Zielgerichtet und ohne Scham
Unbekannte beschmieren am Jahrestag der Pogromnacht Fassade mit Hakenkreuz

Während 150 Menschen in der Hufeisensiedlung öffentlich an die Reichspogromnacht im Jahre 1938 erinnerten, kam es am 9. November ganz in der Nähe zu einer antisemitischen Straftat. Die Anwohnerinitiative „Hufeisern gegen Rechts“ rechnet mit weiteren Angriffen.

Ein Unbekannter hatte ein Hakenkreuz an die Hausfassade eines Hauses an der Gielower Straße geschmiert. Jürgen Schulte von der Initiative ist überzeugt, dass die Wahl des Ortes kein Zufall war. Denn dort wohne ein Ehepaar, das bereits zwei Wochen zuvor ein übles Erlebnis gehabt habe. „Die beiden sind durch die Gartenhecke mit Tränengas besprüht worden.
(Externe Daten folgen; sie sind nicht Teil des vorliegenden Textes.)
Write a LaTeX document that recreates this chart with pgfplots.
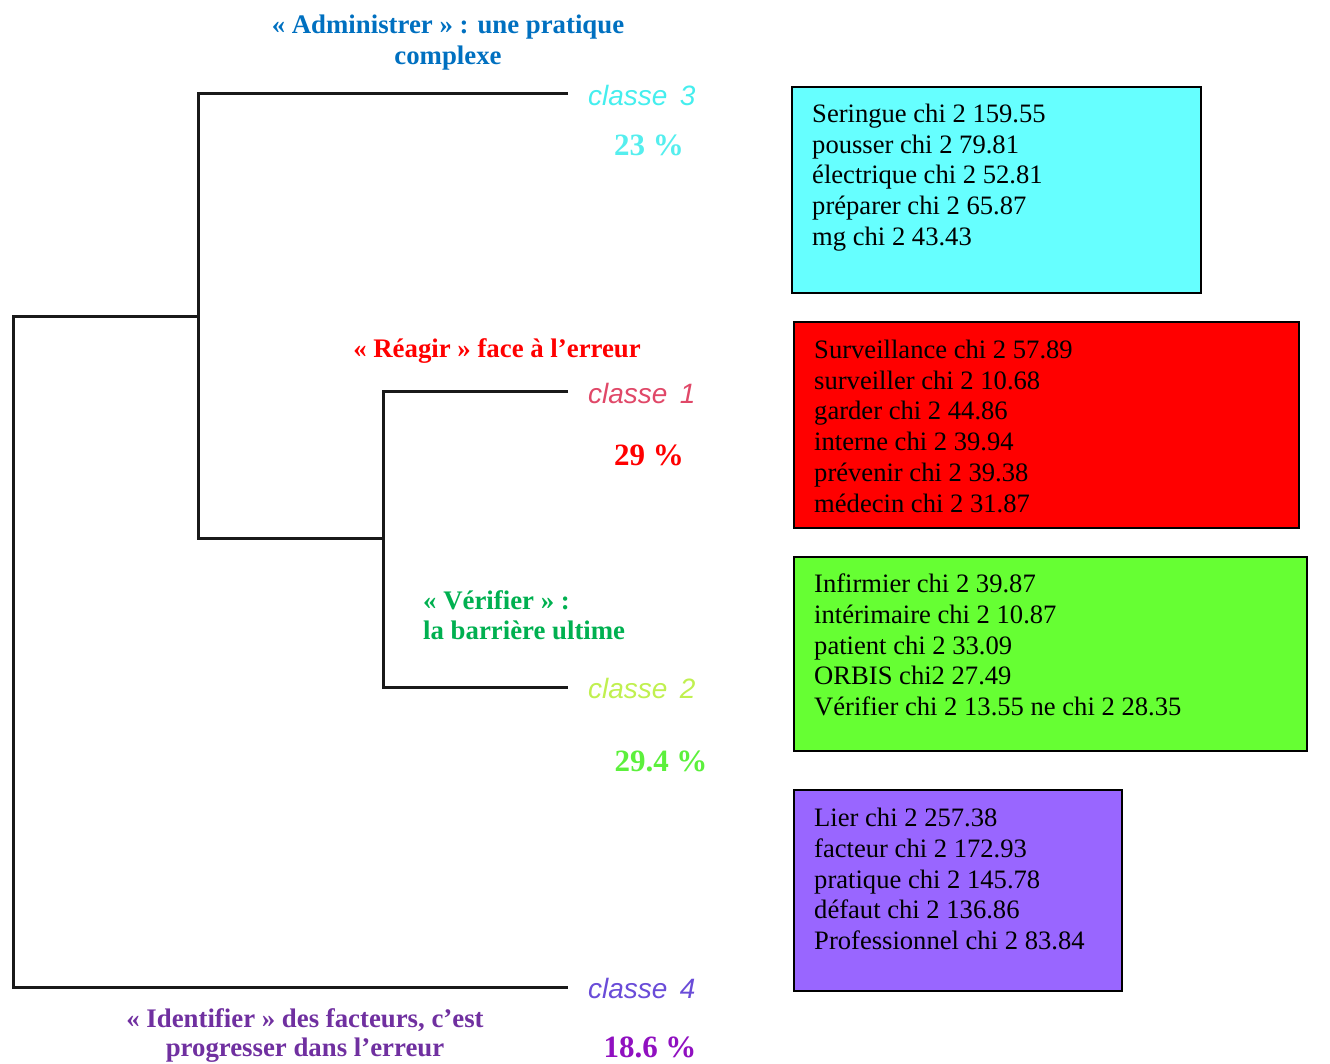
\documentclass[border=0pt]{standalone}
\usepackage{pgfplots}
\pgfplotsset{compat=1.18}
\usepackage{fontspec}
\setmainfont{Liberation Serif}
\newfontfamily\arialfont{Liberation Sans}

\definecolor{boxcyan}{HTML}{66FFFF}
\definecolor{boxred}{HTML}{FF0000}
\definecolor{boxgreen}{HTML}{66FF33}
\definecolor{boxpurple}{HTML}{9966FF}
\definecolor{headblue}{HTML}{0070C0}
\definecolor{headred}{HTML}{FF0000}
\definecolor{headgreen}{HTML}{00B050}
\definecolor{headpurple}{HTML}{7030A0}
\definecolor{pctcyan}{HTML}{55EEEE}
\definecolor{pctgreen}{HTML}{5CF03C}
\definecolor{pctpurple}{HTML}{9010C0}
\definecolor{clcyan}{HTML}{45EEEE}
\definecolor{clred}{HTML}{E04868}
\definecolor{clgreen}{HTML}{C0F050}
\definecolor{clpurple}{HTML}{6A4CD8}

\newcommand{\boxfont}{\fontsize{26.6}{31}\selectfont}
\newcommand{\headfont}{\fontsize{26.8}{30}\selectfont\bfseries}
\newcommand{\pctfont}{\fontsize{31}{34}\selectfont\bfseries}
\newcommand{\clfont}{\fontsize{28}{30}\selectfont\arialfont\itshape}

\begin{document}
\begin{tikzpicture}
\begin{axis}[width=1330pt, height=1063pt, scale only axis, hide axis,
  xmin=0, xmax=1330, ymin=0, ymax=1063, y dir=reverse, clip=false]

% dendrogram
\addplot[black!90, line width=3pt] coordinates {(568,93) (198,93) (198,538) (383,538)};
\addplot[black!90, line width=3pt] coordinates {(568,391) (383,391) (383,687) (568,687)};
\addplot[black!90, line width=3pt] coordinates {(198,316) (13,316) (13,987) (568,987)};

% boxes
\addplot[fill=boxcyan, draw=black, line width=1.2pt] coordinates {(792,87) (1201,87) (1201,293) (792,293)} --cycle;
\addplot[fill=boxred, draw=black, line width=1.2pt] coordinates {(794,322) (1299,322) (1299,528) (794,528)} --cycle;
\addplot[fill=boxgreen, draw=black, line width=1.2pt] coordinates {(794,557) (1307,557) (1307,751) (794,751)} --cycle;
\addplot[fill=boxpurple, draw=black, line width=1.2pt] coordinates {(794,790) (1122,790) (1122,991) (794,991)} --cycle;

% box text
\node[anchor=base west, inner sep=0pt, font=\boxfont] at (812,122) {Seringue chi 2 159.55};
\node[anchor=base west, inner sep=0pt, font=\boxfont] at (812,153) {pousser chi 2 79.81};
\node[anchor=base west, inner sep=0pt, font=\boxfont] at (812,183) {électrique chi 2 52.81};
\node[anchor=base west, inner sep=0pt, font=\boxfont] at (812,214) {préparer chi 2 65.87};
\node[anchor=base west, inner sep=0pt, font=\boxfont] at (812,245) {mg chi 2 43.43};

\node[anchor=base west, inner sep=0pt, font=\boxfont] at (814,358) {Surveillance chi 2 57.89};
\node[anchor=base west, inner sep=0pt, font=\boxfont] at (814,389) {surveiller chi 2 10.68};
\node[anchor=base west, inner sep=0pt, font=\boxfont] at (814,419) {garder chi 2 44.86};
\node[anchor=base west, inner sep=0pt, font=\boxfont] at (814,450) {interne chi 2 39.94};
\node[anchor=base west, inner sep=0pt, font=\boxfont] at (814,481) {prévenir chi 2 39.38};
\node[anchor=base west, inner sep=0pt, font=\boxfont] at (814,512) {médecin chi 2 31.87};

\node[anchor=base west, inner sep=0pt, font=\boxfont] at (814,592) {Infirmier chi 2 39.87};
\node[anchor=base west, inner sep=0pt, font=\boxfont] at (814,623) {intérimaire chi 2 10.87};
\node[anchor=base west, inner sep=0pt, font=\boxfont] at (814,654) {patient chi 2 33.09};
\node[anchor=base west, inner sep=0pt, font=\boxfont] at (814,684) {ORBIS chi2 27.49};
\node[anchor=base west, inner sep=0pt, font=\boxfont] at (814,715) {Vérifier chi 2 13.55 ne chi 2 28.35};

\node[anchor=base west, inner sep=0pt, font=\boxfont] at (814,826) {Lier chi 2 257.38};
\node[anchor=base west, inner sep=0pt, font=\boxfont] at (814,857) {facteur chi 2 172.93};
\node[anchor=base west, inner sep=0pt, font=\boxfont] at (814,888) {pratique chi 2 145.78};
\node[anchor=base west, inner sep=0pt, font=\boxfont] at (814,918) {défaut chi 2 136.86};
\node[anchor=base west, inner sep=0pt, font=\boxfont] at (814,949) {Professionnel chi 2 83.84};

% class labels
\node[anchor=base west, inner sep=0pt, font=\clfont, text=clcyan] at (588,105) {classe\, 3};
\node[anchor=base west, inner sep=0pt, font=\clfont, text=clred] at (588,403) {classe\, 1};
\node[anchor=base west, inner sep=0pt, font=\clfont, text=clgreen] at (588,698) {classe\, 2};
\node[anchor=base west, inner sep=0pt, font=\clfont, text=clpurple] at (588,998) {classe\, 4};

% percentages
\node[anchor=base, inner sep=0pt, font=\pctfont, text=pctcyan] at (649,155) {23 \%};
\node[anchor=base, inner sep=0pt, font=\pctfont, text=headred] at (649,465) {29 \%};
\node[anchor=base, inner sep=0pt, font=\pctfont, text=pctgreen] at (661,771) {29.4 \%};
\node[anchor=base, inner sep=0pt, font=\pctfont, text=pctpurple] at (650,1057) {18.6 \%};

% headings
\node[anchor=base, inner sep=0pt, font=\headfont, text=headblue] at (448,33) {« Administrer » : une pratique};
\node[anchor=base, inner sep=0pt, font=\headfont, text=headblue] at (448,64) {complexe};
\node[anchor=base, inner sep=0pt, font=\headfont, text=headred] at (497,357) {« Réagir » face à l’erreur};
\node[anchor=base west, inner sep=0pt, font=\headfont, text=headgreen] at (423,609) {« Vérifier » :};
\node[anchor=base west, inner sep=0pt, font=\headfont, text=headgreen] at (423,639) {la barrière ultime};
\node[anchor=base, inner sep=0pt, font=\headfont, text=headpurple] at (305,1027) {« Identifier » des facteurs, c’est};
\node[anchor=base, inner sep=0pt, font=\headfont, text=headpurple] at (305,1056) {progresser dans l’erreur};
\end{axis}
\pgfresetboundingbox
\path[use as bounding box] (0,0) rectangle (1330pt,1063pt);
\end{tikzpicture}
\end{document}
Offensichtlicher Anlass war ihre auf Hebräisch geführte Unterhaltung“, so Jürgen Schulte.

Dass der Täter das Nazi-Symbol ausgerechnet am Jahrestag jener Nacht sprayte, die als Beginn der systematischen Judenverfolgung in Deutschland gilt, beweise seine Schamlosigkeit. „Wir fürchten, dass es zu weiteren Angriffen auf die beiden Personen und das Haus kommt“, sagt Schulte. Er kenne mehrere Fälle, bei denen Menschen wiederholt attackiert wurden, um sie zum Wegzug zu bewegen.

Ein Beispiel: Nahe des aktuellen Tatorts brannte Anfang 2017 das Auto eines Gewerkschafters, der sich gegen Rechtsextremismus engagiert. Seitdem sei sein Haus immer wieder Ziel von Propaganda-Delikten, so Schulte. „Sie sollen zeigen: Fühle dich nicht sicher, wir sind noch da und haben dich weiterhin im Visier.“ So werde Angst geschürt, nicht nur bei den Betroffenen, sondern auch bei den Nachbarn.

Initiative fordert mehr Sorgfalt bei Ermittlungen

Seit etlichen Jahren kommt es vor allem im Süden des Bezirks immer wieder zu Brandstiftungen, Drohungen und Angriffen. Ermittlungserfolge hat die Polizei kaum vorzuweisen. Deshalb fordert die Anwohnerinitiative mehr Sorgfalt bei der Tatortuntersuchung und eine genauere Analyse der Britzer Personen, die in der rechtsextremistischen Szene verkehren. Auch müsse mit den Opfern besser kommuniziert werden, um sie von Ernsthaftigkeit der Aufklärungsbemühungen zu überzeugen. „Für uns wird wieder einmal deutlich, dass die rechte Anschlagserie, die unter dem Begriff Neukölln-Komplex zusammengefasst wird, nicht mit dem Jahre 2017 endet, wie es vonseiten der Ermittler und des Innensenators Geisel behauptet wird“, so Schulte.